#### Stated problem:
Every line of the listing must be reproduced as it stands. Leave the images behind.

#### Data provided:
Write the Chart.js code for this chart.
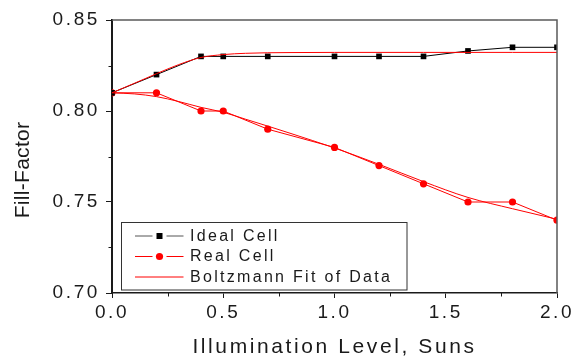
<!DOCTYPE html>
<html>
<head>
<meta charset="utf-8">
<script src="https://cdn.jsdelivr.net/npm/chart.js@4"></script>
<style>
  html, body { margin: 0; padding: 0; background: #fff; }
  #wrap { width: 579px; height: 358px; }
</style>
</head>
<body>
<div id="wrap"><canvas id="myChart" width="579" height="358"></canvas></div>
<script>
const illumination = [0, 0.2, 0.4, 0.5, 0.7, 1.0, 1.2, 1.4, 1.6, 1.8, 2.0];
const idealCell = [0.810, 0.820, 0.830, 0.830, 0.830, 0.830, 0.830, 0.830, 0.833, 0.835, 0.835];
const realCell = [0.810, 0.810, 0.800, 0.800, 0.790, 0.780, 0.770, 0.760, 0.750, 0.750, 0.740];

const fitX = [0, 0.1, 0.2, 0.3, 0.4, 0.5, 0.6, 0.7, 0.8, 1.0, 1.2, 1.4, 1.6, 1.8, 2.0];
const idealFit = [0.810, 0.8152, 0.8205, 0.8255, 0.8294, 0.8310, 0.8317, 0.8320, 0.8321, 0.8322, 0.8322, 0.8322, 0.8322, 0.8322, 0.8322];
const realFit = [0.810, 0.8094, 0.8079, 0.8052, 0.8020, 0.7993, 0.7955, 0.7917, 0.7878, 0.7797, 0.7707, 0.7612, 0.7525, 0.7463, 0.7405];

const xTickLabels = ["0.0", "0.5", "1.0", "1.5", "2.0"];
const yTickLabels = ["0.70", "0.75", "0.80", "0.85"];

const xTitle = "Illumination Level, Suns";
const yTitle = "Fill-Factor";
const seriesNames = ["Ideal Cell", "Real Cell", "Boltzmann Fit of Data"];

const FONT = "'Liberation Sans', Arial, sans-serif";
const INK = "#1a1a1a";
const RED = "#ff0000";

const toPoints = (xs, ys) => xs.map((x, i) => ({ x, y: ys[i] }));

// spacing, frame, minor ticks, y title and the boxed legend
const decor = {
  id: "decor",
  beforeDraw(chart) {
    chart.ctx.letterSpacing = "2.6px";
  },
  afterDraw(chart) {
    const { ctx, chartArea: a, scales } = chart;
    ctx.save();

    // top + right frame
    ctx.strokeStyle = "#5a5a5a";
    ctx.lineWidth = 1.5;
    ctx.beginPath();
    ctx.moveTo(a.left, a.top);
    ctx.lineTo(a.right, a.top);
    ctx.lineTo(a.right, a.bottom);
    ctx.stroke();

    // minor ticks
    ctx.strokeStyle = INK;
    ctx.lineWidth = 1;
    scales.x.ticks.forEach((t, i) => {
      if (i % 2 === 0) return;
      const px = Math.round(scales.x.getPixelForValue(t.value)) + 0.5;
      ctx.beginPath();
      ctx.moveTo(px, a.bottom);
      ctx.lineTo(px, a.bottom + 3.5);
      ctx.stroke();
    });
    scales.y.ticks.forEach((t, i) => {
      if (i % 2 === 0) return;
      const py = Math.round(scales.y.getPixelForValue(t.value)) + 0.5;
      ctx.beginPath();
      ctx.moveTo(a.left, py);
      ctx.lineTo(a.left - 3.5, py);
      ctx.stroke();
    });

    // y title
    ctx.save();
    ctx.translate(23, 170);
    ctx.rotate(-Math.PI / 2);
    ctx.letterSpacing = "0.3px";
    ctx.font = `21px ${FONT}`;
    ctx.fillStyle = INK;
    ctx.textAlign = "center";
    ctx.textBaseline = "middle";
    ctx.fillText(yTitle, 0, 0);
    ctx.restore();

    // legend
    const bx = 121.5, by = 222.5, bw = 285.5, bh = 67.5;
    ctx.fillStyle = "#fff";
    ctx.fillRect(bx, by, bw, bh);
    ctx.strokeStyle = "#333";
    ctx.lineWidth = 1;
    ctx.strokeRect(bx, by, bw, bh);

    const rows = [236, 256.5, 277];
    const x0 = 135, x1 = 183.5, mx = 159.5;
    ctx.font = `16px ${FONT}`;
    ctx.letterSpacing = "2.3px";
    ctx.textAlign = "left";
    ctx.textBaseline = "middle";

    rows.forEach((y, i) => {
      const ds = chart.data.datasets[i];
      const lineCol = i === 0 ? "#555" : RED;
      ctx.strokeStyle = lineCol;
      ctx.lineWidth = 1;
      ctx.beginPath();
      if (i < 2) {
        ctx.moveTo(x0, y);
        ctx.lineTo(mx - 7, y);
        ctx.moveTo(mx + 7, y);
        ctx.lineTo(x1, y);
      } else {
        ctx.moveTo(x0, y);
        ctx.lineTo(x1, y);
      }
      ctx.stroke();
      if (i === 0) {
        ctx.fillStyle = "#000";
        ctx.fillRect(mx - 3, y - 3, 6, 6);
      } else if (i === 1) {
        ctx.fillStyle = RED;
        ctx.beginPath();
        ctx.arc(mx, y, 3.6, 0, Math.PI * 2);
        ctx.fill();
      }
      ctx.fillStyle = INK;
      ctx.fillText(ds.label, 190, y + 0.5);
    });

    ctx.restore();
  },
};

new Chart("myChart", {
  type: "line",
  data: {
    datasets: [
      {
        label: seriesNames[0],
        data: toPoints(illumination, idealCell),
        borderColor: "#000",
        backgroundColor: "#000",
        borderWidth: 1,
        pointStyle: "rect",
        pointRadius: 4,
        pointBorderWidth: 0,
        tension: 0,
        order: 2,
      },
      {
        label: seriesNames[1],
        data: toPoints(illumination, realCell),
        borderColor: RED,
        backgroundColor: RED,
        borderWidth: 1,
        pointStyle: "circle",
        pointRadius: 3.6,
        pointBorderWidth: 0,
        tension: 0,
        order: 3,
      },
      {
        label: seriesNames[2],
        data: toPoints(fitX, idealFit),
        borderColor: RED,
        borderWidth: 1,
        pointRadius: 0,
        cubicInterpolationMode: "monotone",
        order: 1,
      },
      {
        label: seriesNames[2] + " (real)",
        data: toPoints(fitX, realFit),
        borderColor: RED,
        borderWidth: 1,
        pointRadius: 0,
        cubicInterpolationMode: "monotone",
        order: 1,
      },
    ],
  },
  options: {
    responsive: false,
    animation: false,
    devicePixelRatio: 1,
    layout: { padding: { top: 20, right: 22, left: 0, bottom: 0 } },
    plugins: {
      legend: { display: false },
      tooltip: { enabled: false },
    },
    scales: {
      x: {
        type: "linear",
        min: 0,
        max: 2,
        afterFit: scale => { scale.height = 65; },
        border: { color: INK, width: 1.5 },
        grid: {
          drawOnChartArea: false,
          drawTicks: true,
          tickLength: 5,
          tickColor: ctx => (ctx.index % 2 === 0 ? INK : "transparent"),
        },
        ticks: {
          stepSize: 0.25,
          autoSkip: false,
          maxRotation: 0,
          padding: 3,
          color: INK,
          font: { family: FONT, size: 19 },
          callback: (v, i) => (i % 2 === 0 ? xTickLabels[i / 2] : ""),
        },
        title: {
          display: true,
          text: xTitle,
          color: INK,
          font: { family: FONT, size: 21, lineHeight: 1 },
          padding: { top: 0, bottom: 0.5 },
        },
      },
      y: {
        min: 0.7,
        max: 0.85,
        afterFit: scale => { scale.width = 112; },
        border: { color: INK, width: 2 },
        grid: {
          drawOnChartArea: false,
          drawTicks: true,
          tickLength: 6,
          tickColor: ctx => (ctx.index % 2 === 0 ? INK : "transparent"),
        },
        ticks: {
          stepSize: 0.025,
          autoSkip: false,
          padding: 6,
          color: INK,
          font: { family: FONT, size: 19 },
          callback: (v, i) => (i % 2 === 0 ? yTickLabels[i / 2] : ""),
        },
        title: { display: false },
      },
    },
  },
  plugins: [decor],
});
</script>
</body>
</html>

#### Solution to this task:
Write the Chart.js code for this chart.
<!DOCTYPE html>
<html>
<head>
<meta charset="utf-8">
<script src="https://cdn.jsdelivr.net/npm/chart.js@4"></script>
<style>
  html, body { margin: 0; padding: 0; background: #fff; }
  #wrap { width: 579px; height: 358px; }
</style>
</head>
<body>
<div id="wrap"><canvas id="myChart" width="579" height="358"></canvas></div>
<script>
const illumination = [0, 0.2, 0.4, 0.5, 0.7, 1.0, 1.2, 1.4, 1.6, 1.8, 2.0];
const idealCell = [0.810, 0.820, 0.830, 0.830, 0.830, 0.830, 0.830, 0.830, 0.833, 0.835, 0.835];
const realCell = [0.810, 0.810, 0.800, 0.800, 0.790, 0.780, 0.770, 0.760, 0.750, 0.750, 0.740];

const fitX = [0, 0.1, 0.2, 0.3, 0.4, 0.5, 0.6, 0.7, 0.8, 1.0, 1.2, 1.4, 1.6, 1.8, 2.0];
const idealFit = [0.810, 0.8152, 0.8205, 0.8255, 0.8294, 0.8310, 0.8317, 0.8320, 0.8321, 0.8322, 0.8322, 0.8322, 0.8322, 0.8322, 0.8322];
const realFit = [0.810, 0.8094, 0.8079, 0.8052, 0.8020, 0.7993, 0.7955, 0.7917, 0.7878, 0.7797, 0.7707, 0.7612, 0.7525, 0.7463, 0.7405];

const xTickLabels = ["0.0", "0.5", "1.0", "1.5", "2.0"];
const yTickLabels = ["0.70", "0.75", "0.80", "0.85"];

const xTitle = "Illumination Level, Suns";
const yTitle = "Fill-Factor";
const seriesNames = ["Ideal Cell", "Real Cell", "Boltzmann Fit of Data"];

const FONT = "'Liberation Sans', Arial, sans-serif";
const INK = "#1a1a1a";
const RED = "#ff0000";

const toPoints = (xs, ys) => xs.map((x, i) => ({ x, y: ys[i] }));

// spacing, frame, minor ticks, y title and the boxed legend
const decor = {
  id: "decor",
  beforeDraw(chart) {
    chart.ctx.letterSpacing = "2.6px";
  },
  afterDraw(chart) {
    const { ctx, chartArea: a, scales } = chart;
    ctx.save();

    // top + right frame
    ctx.strokeStyle = "#5a5a5a";
    ctx.lineWidth = 1.5;
    ctx.beginPath();
    ctx.moveTo(a.left, a.top);
    ctx.lineTo(a.right, a.top);
    ctx.lineTo(a.right, a.bottom);
    ctx.stroke();

    // minor ticks
    ctx.strokeStyle = INK;
    ctx.lineWidth = 1;
    scales.x.ticks.forEach((t, i) => {
      if (i % 2 === 0) return;
      const px = Math.round(scales.x.getPixelForValue(t.value)) + 0.5;
      ctx.beginPath();
      ctx.moveTo(px, a.bottom);
      ctx.lineTo(px, a.bottom + 3.5);
      ctx.stroke();
    });
    scales.y.ticks.forEach((t, i) => {
      if (i % 2 === 0) return;
      const py = Math.round(scales.y.getPixelForValue(t.value)) + 0.5;
      ctx.beginPath();
      ctx.moveTo(a.left, py);
      ctx.lineTo(a.left - 3.5, py);
      ctx.stroke();
    });

    // y title
    ctx.save();
    ctx.translate(23, 170);
    ctx.rotate(-Math.PI / 2);
    ctx.letterSpacing = "0.3px";
    ctx.font = `21px ${FONT}`;
    ctx.fillStyle = INK;
    ctx.textAlign = "center";
    ctx.textBaseline = "middle";
    ctx.fillText(yTitle, 0, 0);
    ctx.restore();

    // legend
    const bx = 121.5, by = 222.5, bw = 285.5, bh = 67.5;
    ctx.fillStyle = "#fff";
    ctx.fillRect(bx, by, bw, bh);
    ctx.strokeStyle = "#333";
    ctx.lineWidth = 1;
    ctx.strokeRect(bx, by, bw, bh);

    const rows = [236, 256.5, 277];
    const x0 = 135, x1 = 183.5, mx = 159.5;
    ctx.font = `16px ${FONT}`;
    ctx.letterSpacing = "2.3px";
    ctx.textAlign = "left";
    ctx.textBaseline = "middle";

    rows.forEach((y, i) => {
      const ds = chart.data.datasets[i];
      const lineCol = i === 0 ? "#555" : RED;
      ctx.strokeStyle = lineCol;
      ctx.lineWidth = 1;
      ctx.beginPath();
      if (i < 2) {
        ctx.moveTo(x0, y);
        ctx.lineTo(mx - 7, y);
        ctx.moveTo(mx + 7, y);
        ctx.lineTo(x1, y);
      } else {
        ctx.moveTo(x0, y);
        ctx.lineTo(x1, y);
      }
      ctx.stroke();
      if (i === 0) {
        ctx.fillStyle = "#000";
        ctx.fillRect(mx - 3, y - 3, 6, 6);
      } else if (i === 1) {
        ctx.fillStyle = RED;
        ctx.beginPath();
        ctx.arc(mx, y, 3.6, 0, Math.PI * 2);
        ctx.fill();
      }
      ctx.fillStyle = INK;
      ctx.fillText(ds.label, 190, y + 0.5);
    });

    ctx.restore();
  },
};

new Chart("myChart", {
  type: "line",
  data: {
    datasets: [
      {
        label: seriesNames[0],
        data: toPoints(illumination, idealCell),
        borderColor: "#000",
        backgroundColor: "#000",
        borderWidth: 1,
        pointStyle: "rect",
        pointRadius: 4,
        pointBorderWidth: 0,
        tension: 0,
        order: 2,
      },
      {
        label: seriesNames[1],
        data: toPoints(illumination, realCell),
        borderColor: RED,
        backgroundColor: RED,
        borderWidth: 1,
        pointStyle: "circle",
        pointRadius: 3.6,
        pointBorderWidth: 0,
        tension: 0,
        order: 3,
      },
      {
        label: seriesNames[2],
        data: toPoints(fitX, idealFit),
        borderColor: RED,
        borderWidth: 1,
        pointRadius: 0,
        cubicInterpolationMode: "monotone",
        order: 1,
      },
      {
        label: seriesNames[2] + " (real)",
        data: toPoints(fitX, realFit),
        borderColor: RED,
        borderWidth: 1,
        pointRadius: 0,
        cubicInterpolationMode: "monotone",
        order: 1,
      },
    ],
  },
  options: {
    responsive: false,
    animation: false,
    devicePixelRatio: 1,
    layout: { padding: { top: 20, right: 22, left: 0, bottom: 0 } },
    plugins: {
      legend: { display: false },
      tooltip: { enabled: false },
    },
    scales: {
      x: {
        type: "linear",
        min: 0,
        max: 2,
        afterFit: scale => { scale.height = 65; },
        border: { color: INK, width: 1.5 },
        grid: {
          drawOnChartArea: false,
          drawTicks: true,
          tickLength: 5,
          tickColor: ctx => (ctx.index % 2 === 0 ? INK : "transparent"),
        },
        ticks: {
          stepSize: 0.25,
          autoSkip: false,
          maxRotation: 0,
          padding: 3,
          color: INK,
          font: { family: FONT, size: 19 },
          callback: (v, i) => (i % 2 === 0 ? xTickLabels[i / 2] : ""),
        },
        title: {
          display: true,
          text: xTitle,
          color: INK,
          font: { family: FONT, size: 21, lineHeight: 1 },
          padding: { top: 0, bottom: 0.5 },
        },
      },
      y: {
        min: 0.7,
        max: 0.85,
        afterFit: scale => { scale.width = 112; },
        border: { color: INK, width: 2 },
        grid: {
          drawOnChartArea: false,
          drawTicks: true,
          tickLength: 6,
          tickColor: ctx => (ctx.index % 2 === 0 ? INK : "transparent"),
        },
        ticks: {
          stepSize: 0.025,
          autoSkip: false,
          padding: 6,
          color: INK,
          font: { family: FONT, size: 19 },
          callback: (v, i) => (i % 2 === 0 ? yTickLabels[i / 2] : ""),
        },
        title: { display: false },
      },
    },
  },
  plugins: [decor],
});
</script>
</body>
</html>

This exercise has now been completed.